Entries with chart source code
* * *
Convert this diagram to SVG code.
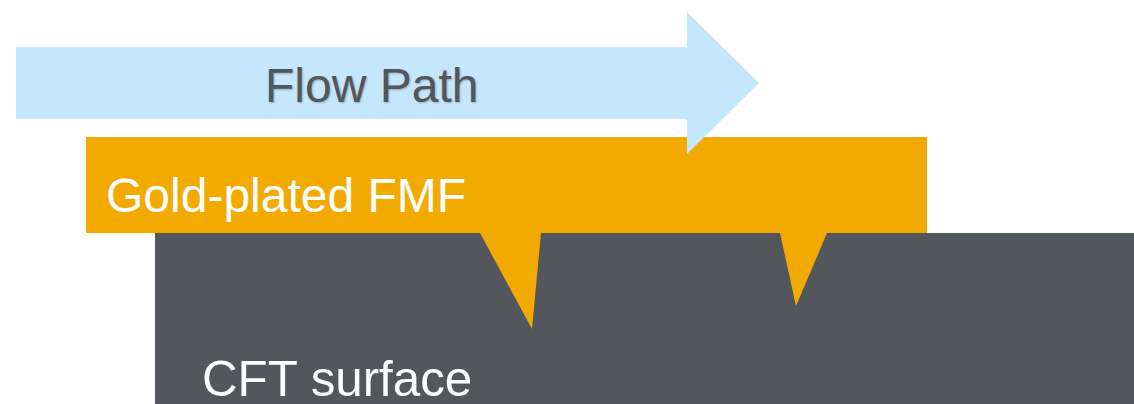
<svg xmlns="http://www.w3.org/2000/svg" width="1134" height="404" viewBox="0 0 1134 404">
<style>
text{font-family:"Liberation Sans",Arial,sans-serif;font-size:48px}
.w{fill:#fff}
.cft{font-size:49.3px}
.flow{fill:#53565a;text-shadow:1px 1px 2px rgba(0,0,0,.25)}
</style>
<rect width="1134" height="404" fill="#fff"/>
<g id="cft-surface">
<rect x="155" y="233" width="979" height="171" fill="#53565a"/>
<text x="202" y="396" class="w cft">CFT surface</text>
</g>
<g id="gold-plated-fmf">
<polygon points="86,137 927,137 927,233 827,233 796,306 780,233 541,233 532,329 480,233 86,233" fill="#f3aa00"/>
<text x="106" y="212" class="w">Gold-plated FMF</text>
</g>
<g id="flow-path">
<polygon points="16,47 687,47 687,12 759,83 687,154 687,119 16,119" fill="#c5e7fd"/>
<text x="265" y="102" class="flow">Flow Path</text>
</g>
<g id="connectors"/>
</svg>
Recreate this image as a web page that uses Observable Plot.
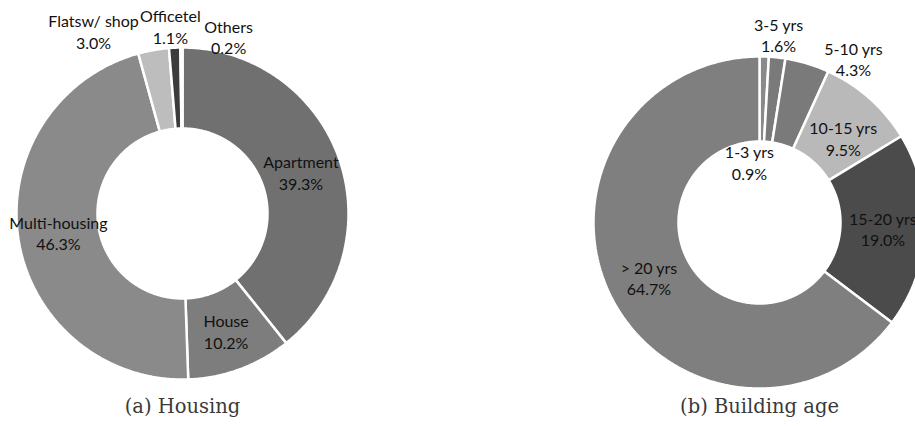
<!DOCTYPE html>
<html>
<head>
<meta charset="utf-8">
<script src="https://cdn.jsdelivr.net/npm/d3@7"></script>
<script src="https://cdn.jsdelivr.net/npm/@observablehq/plot@0.6"></script>
<style>
  html, body { margin: 0; padding: 0; background: #fff; overflow: hidden; }
</style>
</head>
<body>
<div id="chart"></div>
<script>
// ---- Data ----
const housingNames  = ["Apartment", "House", "Multi-housing", "Flatsw/ shop", "Officetel", "Others"];
const housingShares = [39.3, 10.2, 46.3, 3.0, 1.1, 0.2];
const ageNames  = ["1-3 yrs", "3-5 yrs", "5-10 yrs", "10-15 yrs", "15-20 yrs", "> 20 yrs"];
const ageShares = [0.9, 1.6, 4.3, 9.5, 19.0, 64.7];
const captions = ["(a) Housing", "(b) Building age"];

// ---- Styles / layout ----
const housingColors = ["#707070", "#7d7d7d", "#8a8a8a", "#bdbdbd", "#3c3c3c", "#8a8a8a"];
const ageColors     = ["#8a8a8a", "#7a7a7a", "#7a7a7a", "#b9b9b9", "#4b4b4b", "#7f7f7f"];
const W = 915, H = 426;
const donuts = [
  {names: housingNames, shares: housingShares, colors: housingColors, cx: 182, cy: 213, r0: 85, r1: 166,
   // label placement overrides: [angle deg clockwise from top, radius]; null = slice middle
   labelAt: [null, null, null, [334, 203], [356.3, 188], [14.6, 183]]},
  {names: ageNames, shares: ageShares, colors: ageColors, cx: 759, cy: 222, r0: 81, r1: 166,
   labelAt: [[-9.5, 61], [5.8, 189], [29.8, 189], [44.7, 119], null, null]}
];
const captionY = 406;

// ---- Build slice outlines and labels from data ----
const polyPts = [];
const labels = [];
const caps = [];
donuts.forEach((d, di) => {
  const total = d3.sum(d.shares);
  let acc = 0;
  d.shares.forEach((v, i) => {
    const a0 = acc / total * 2 * Math.PI;
    acc += v;
    const a1 = acc / total * 2 * Math.PI;
    const key = di + "-" + i;
    const n = Math.max(2, Math.ceil((a1 - a0) / 0.01));
    const pts = [];
    for (let k = 0; k <= n; k++) {
      const a = a0 + (a1 - a0) * k / n;
      pts.push([d.cx + d.r1 * Math.sin(a), d.cy - d.r1 * Math.cos(a)]);
    }
    for (let k = n; k >= 0; k--) {
      const a = a0 + (a1 - a0) * k / n;
      pts.push([d.cx + d.r0 * Math.sin(a), d.cy - d.r0 * Math.cos(a)]);
    }
    pts.push(pts[0]);
    pts.forEach(p => polyPts.push({key, x: p[0], y: p[1], color: d.colors[i]}));
    let la, lr;
    if (d.labelAt[i]) { la = d.labelAt[i][0] * Math.PI / 180; lr = d.labelAt[i][1]; }
    else { la = (a0 + a1) / 2; lr = (d.r0 + d.r1) / 2; }
    labels.push({x: d.cx + lr * Math.sin(la), y: d.cy - lr * Math.cos(la),
                 text: d.names[i] + "\n" + v.toFixed(1) + "%"});
  });
  caps.push({x: d.cx, y: captionY, text: captions[di]});
});

const chart = Plot.plot({
  width: W,
  height: H,
  margin: 0,
  x: {domain: [0, W], range: [0, W], axis: null},
  y: {domain: [0, H], range: [0, H], axis: null},
  color: {type: "identity"},
  style: {background: "#fff"},
  marks: [
    Plot.line(polyPts, {x: "x", y: "y", z: "key", fill: "color", stroke: "#fff", strokeWidth: 2.5,
                        strokeLinejoin: "miter", curve: "linear", clip: true}),
    Plot.text(labels, {x: "x", y: "y", text: "text", fill: "#111", fontSize: 16,
                       fontFamily: "Lato", lineHeight: 1.35}),
    Plot.text(caps, {x: "x", y: "y", text: "text", fill: "#3a3a3a", fontSize: 19.5,
                     fontFamily: "DejaVu Serif"})
  ]
});
document.getElementById("chart").appendChild(chart);
</script>
</body>
</html>
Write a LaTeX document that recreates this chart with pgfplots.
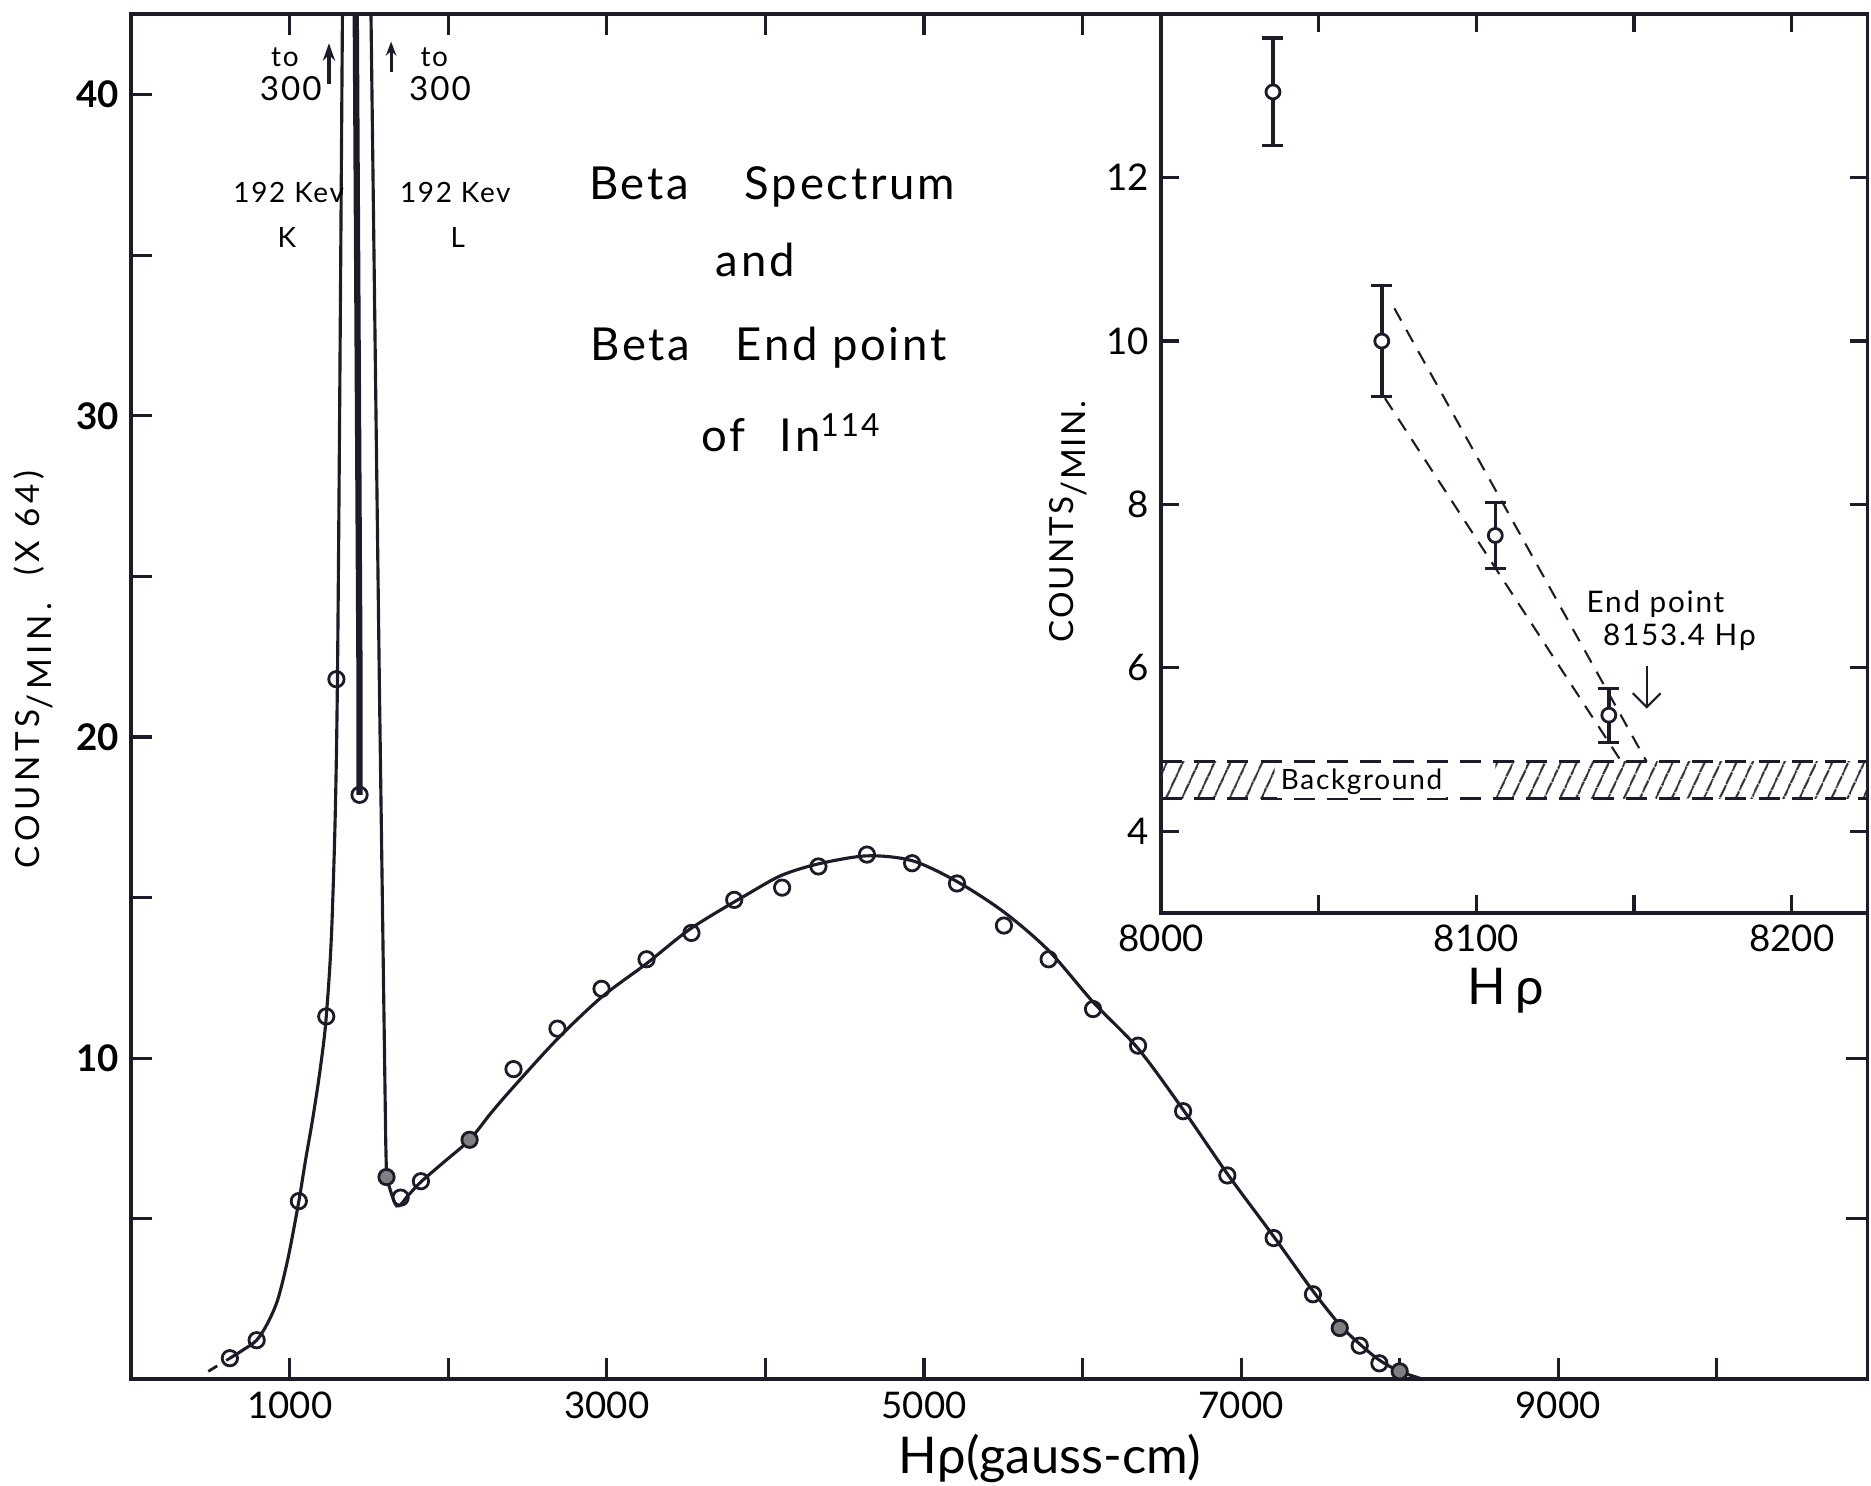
\documentclass[border=0pt]{standalone}
\usepackage{fontspec}
\setmainfont{Lato}
\newfontfamily\wide[LetterSpace=6]{Lato}
\newfontfamily\wider[LetterSpace=14]{Lato}
\usepackage{pgfplots}
\pgfplotsset{compat=1.18}
\usetikzlibrary{arrows.meta,patterns.meta}
\definecolor{ink}{RGB}{28,28,40}

\begin{document}
\begin{tikzpicture}
\path[use as bounding box] (0,0) rectangle (18.816cm,14.94cm);

% main spectrum
\begin{axis}[
  at={(1.32cm,1.068cm)}, anchor=south west,
  width=17.46cm, height=13.728cm, scale only axis,
  xmin=0, xmax=10950, ymin=0, ymax=42.5,
  scaled ticks=false,
  axis line style={ink, line width=1.1pt},
  tick style={ink, line width=0.9pt},
  tick align=inside, major tick length=6pt,
  xtick={1000,2000,...,10000},
  xticklabels={1000,,3000,,5000,,7000,,9000,},
  ytick={5,10,...,40},
  yticklabels={,10,,20,,30,,40},
  xticklabel style={font=\fontsize{10.5}{12}\selectfont},
  yticklabel style={font=\bfseries\fontsize{10.5}{12}\selectfont},
  xlabel={Hρ(gauss-cm)},
  xlabel style={at={(axis description cs:0.529,-0.0577)}, anchor=center, font=\fontsize{14.5}{16}\selectfont},
  ylabel={COUNTS\raisebox{-0.7ex}{/MIN.}\hspace{0.8em}(X 64)},
  ylabel style={at={(axis description cs:-0.0564,0.52)}, anchor=center, font=\wider\fontsize{9.5}{11}\selectfont},
]
% low-energy side of the K line
\addplot[ink, line width=0.8pt, dashed] coordinates {(486,0.25) (622,0.66)};
\addplot[ink, line width=0.9pt, smooth, tension=0.5] coordinates {
  (622,0.66) (700,0.9) (791,1.22) (860,1.75) (925,2.5) (990,3.8) (1057,5.55)
  (1100,6.85) (1144,8.1) (1190,9.6) (1230,11.3) (1268,14.5) (1300,21.6)
  (1332,42.5) (1336,45)};
% between the conversion lines
\addplot[ink, line width=1.8pt] coordinates {(1413,45) (1416,42.5) (1440,21.5) (1440,18.2)};
\addplot[ink, line width=0.9pt] coordinates {(1508,45) (1512,42.5) (1565,21.6) (1605,7.4) (1610,6.3)};
% continuous spectrum
\addplot[ink, line width=0.9pt, smooth, tension=0.5] coordinates {
  (1610,6.3) (1674,5.4) (1750,5.75) (1827,6.15) (1980,6.8) (2134,7.46)
  (2270,8.3) (2410,9.1) (2688,10.6) (2966,11.9) (3251,12.95) (3533,14.05)
  (3902,15.15) (4105,15.7) (4334,16.05) (4640,16.3) (4925,16.15) (5208,15.5)
  (5504,14.55) (5786,13.35) (6066,11.75) (6350,10.3) (6634,8.4) (6913,6.4)
  (7205,4.45) (7453,2.75) (7622,1.7) (7748,1.1) (7872,0.6) (8000,0.25) (8150,0)};
% measured points
\addplot[only marks, mark=o, mark size=2.2pt, mark options={ink, line width=0.8pt}] coordinates {
  (622,0.66) (791,1.22) (1057,5.55) (1230,11.3) (1294,21.8) (1440,18.2)
  (1699,5.66) (1827,6.17) (2411,9.66) (2688,10.92) (2966,12.16) (3250,13.08)
  (3533,13.9) (3803,14.93) (4105,15.31) (4334,15.97) (4640,16.34) (4925,16.07)
  (5208,15.44) (5504,14.13) (5786,13.08) (6066,11.53) (6350,10.39) (6634,8.35)
  (6913,6.35) (7205,4.4) (7453,2.65) (7748,1.05) (7872,0.5)};
\addplot[only marks, mark=*, mark size=2.2pt, mark options={draw=ink, fill=gray, line width=0.8pt}] coordinates {
  (1610,6.3) (2134,7.46) (7622,1.6) (8000,0.25)};
% annotations
\node[font=\wide\fontsize{13}{15}\selectfont, anchor=base] at (axis cs:4041,36.74) {Beta\hspace{16pt}Spectrum};
\node[font=\wide\fontsize{13}{15}\selectfont, anchor=base] at (axis cs:3936,34.33) {and};
\node[font=\wide\fontsize{13}{15}\selectfont, anchor=base] at (axis cs:4019,31.73) {Beta\hspace{13pt}End point};
\node[font=\wide\fontsize{13}{15}\selectfont, anchor=base] at (axis cs:4162,28.88) {of\hspace{10pt}In\textsuperscript{114}};
\node[font=\wide\fontsize{8}{9}\selectfont, anchor=base] at (axis cs:969,40.86) {to};
\node[font=\wide\fontsize{9.5}{11}\selectfont, anchor=base] at (axis cs:1006,39.82) {300};
\node[font=\wide\fontsize{8}{9}\selectfont, anchor=base] at (axis cs:1911,40.86) {to};
\node[font=\wide\fontsize{9.5}{11}\selectfont, anchor=base] at (axis cs:1948,39.82) {300};
\draw[ink, line width=1.2pt, -{Stealth[length=5pt,width=3.5pt]}] (axis cs:1247,40.33) -- (axis cs:1247,41.6);
\draw[ink, line width=0.8pt, -{Stealth[length=4pt,width=3pt]}] (axis cs:1639,40.69) -- (axis cs:1639,41.65);
\node[font=\wide\fontsize{8}{9}\selectfont, anchor=base] at (axis cs:993,36.65) {192 Kev};
\node[font=\wide\fontsize{8}{9}\selectfont, anchor=base] at (axis cs:982,35.25) {K};
\node[font=\wide\fontsize{8}{9}\selectfont, anchor=base] at (axis cs:2044,36.65) {192 Kev};
\node[font=\wide\fontsize{8}{9}\selectfont, anchor=base] at (axis cs:2059,35.25) {L};
\end{axis}

% inset: end point region
\begin{axis}[
  at={(11.676cm,5.76cm)}, anchor=south west,
  width=7.104cm, height=9.036cm, scale only axis,
  xmin=8000, xmax=8224, ymin=3, ymax=14,
  scaled ticks=false,
  axis background/.style={fill=white},
  axis line style={ink, line width=1.1pt},
  tick style={ink, line width=0.9pt},
  tick align=inside, major tick length=5pt,
  xtick={8000,8050,...,8200},
  xticklabels={8000,,8100,,8200},
  ytick={4,6,...,12},
  yticklabels={4,6,8,10,12},
  ticklabel style={font=\fontsize{10.5}{12}\selectfont},
  xlabel={H\,ρ},
  xlabel style={at={(axis description cs:0.488,-0.0863)}, anchor=center, font=\fontsize{14.5}{16}\selectfont},
  ylabel={COUNTS\raisebox{-0.7ex}{/MIN.}},
  ylabel style={at={(axis description cs:-0.1318,0.4356)}, anchor=center, font=\wide\fontsize{9.5}{11}\selectfont},
]
% background band
\addplot[draw=none, pattern={Lines[angle=65,distance=4pt,line width=0.6pt]}, pattern color=ink]
  coordinates {(8000,4.4) (8036,4.4) (8036,4.85) (8000,4.85)} -- cycle;
\addplot[draw=none, pattern={Lines[angle=65,distance=4pt,line width=0.6pt]}, pattern color=ink]
  coordinates {(8106,4.4) (8224,4.4) (8224,4.85) (8106,4.85)} -- cycle;
\addplot[ink, line width=0.7pt, dash pattern=on 6pt off 3.5pt] coordinates {(8000,4.85) (8224,4.85)};
\addplot[ink, line width=0.7pt, dash pattern=on 6pt off 3.5pt] coordinates {(8000,4.4) (8224,4.4)};
% extrapolation lines
\addplot[ink, line width=0.6pt, dash pattern=on 4pt off 3pt] coordinates {(8074,10.4) (8154,4.85)};
\addplot[ink, line width=0.6pt, dash pattern=on 4pt off 3pt] coordinates {(8071,9.3) (8146,4.85)};
% points with statistical errors
\addplot[only marks, mark=*, mark size=2pt, mark options={draw=ink, fill=white, line width=0.8pt},
  error bars/.cd, y dir=both, y explicit,
  error bar style={ink, line width=1pt},
  error mark options={ink, rotate=90, mark size=3pt, line width=0.9pt}]
  table[x=x, y=y, y error=e] {
  x     y     e
  8035.5 13.05 0.66
  8070  10.0  0.68
  8106  7.62  0.40
  8142  5.42  0.33
};
\node[font=\wide\fontsize{8}{9}\selectfont, fill=white, inner sep=1pt] at (axis cs:8063.6,4.6) {Background};
\node[font=\wide\fontsize{8.5}{10}\selectfont, anchor=base] at (axis cs:8156.8,6.68) {End point};
\node[font=\wide\fontsize{8.5}{10}\selectfont, anchor=base] at (axis cs:8164.4,6.27) {8153.4 Hρ};
\draw[ink, line width=0.6pt, -{Straight Barb[length=4pt]}] (axis cs:8154,6.02) -- (axis cs:8154,5.5);
\end{axis}
\end{tikzpicture}
\end{document}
* * *
Task goal =
Using the data above, set down each line from the line with "Write a LaTeX" to the line with "(0,0) rectangle (18.816cm,14.94cm);" exactly, both ends included, and leave the pictures behind. Nothing else belongs.

Completed task =
Write a LaTeX document that recreates this chart with pgfplots.
\documentclass[border=0pt]{standalone}
\usepackage{fontspec}
\setmainfont{Lato}
\newfontfamily\wide[LetterSpace=6]{Lato}
\newfontfamily\wider[LetterSpace=14]{Lato}
\usepackage{pgfplots}
\pgfplotsset{compat=1.18}
\usetikzlibrary{arrows.meta,patterns.meta}
\definecolor{ink}{RGB}{28,28,40}

\begin{document}
\begin{tikzpicture}
\path[use as bounding box] (0,0) rectangle (18.816cm,14.94cm);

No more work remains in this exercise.